When self-promotion comes unnaturally

I have a confession to make – I’ve been hiding.

It’s not something I’ve been doing intentionally but it’s time to face up to it.

The thing is, I absolutely love writing about other people’s businesses and sharing content with the world, but it’s different when it comes to my own business!

I’m a cheerleader for engaging content and totally believe in the power of PR. I’ve written thousands of articles, press releases, blogs, leaflets, websites and newsletters and achieved fantastic results for clients. Doing this for other people is my comfort zone. It’s as natural as breathing in and breathing out. But doing it for myself – that’s another matter.
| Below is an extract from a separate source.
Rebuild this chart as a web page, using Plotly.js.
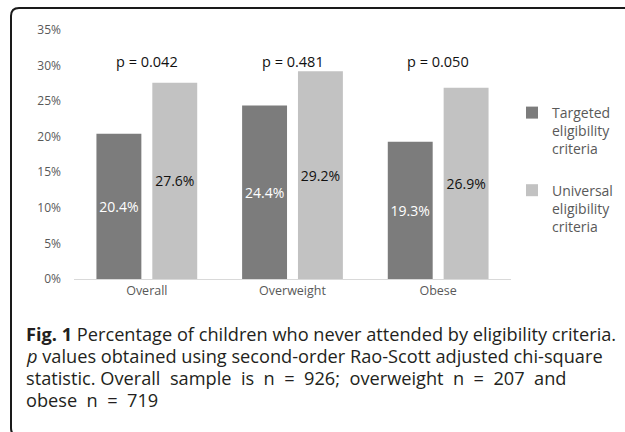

My first excuse is there are never enough hours in the day. I promise myself I’ll create more of my own content when I get through the to-do list. But guess what? That list never gets any smaller. Completed projects are replaced with new ones; other deadlines are more pressing; everything else is a bigger priority; and quite honestly, I’m much happier talking about other people. So, I put it off.

I know I’m not alone in feeling this way. It’s what author, Tara Mohr, refers to as ‘playing small’ in her book Playing Big: Practical Wisdom for Women Who Want to Speak Up, Create, and Lead. We are conditioned to worry that self-promotion is bragging. This fear can hold us back from talking about our accomplishments, skills or knowledge, and we can end up being silent.

She believes we need to re-frame the conversation, even in our own heads. And she advocates replacing the term ‘self-promotion’ with ‘making your work visible’. That feels better right? Making your work visible doesn’t feel self-centred or pushy.

It’s not a new idea. It’s the approach I take with my own clients. I help find natural, ‘graceful’ ways to be more visible so you don’t feel like a walking advert. So, I’m going to challenge my thinking when it comes to my own marketing and focus on making my work more visible. That also means setting regular time aside to write for myself, so it becomes part of a natural routine. Without the guilt.

I’m interested to see whether a shift in language can make a difference. Sharing my intention with you is the first step – it makes me more accountable. And it will be pretty obvious if I go back into hiding!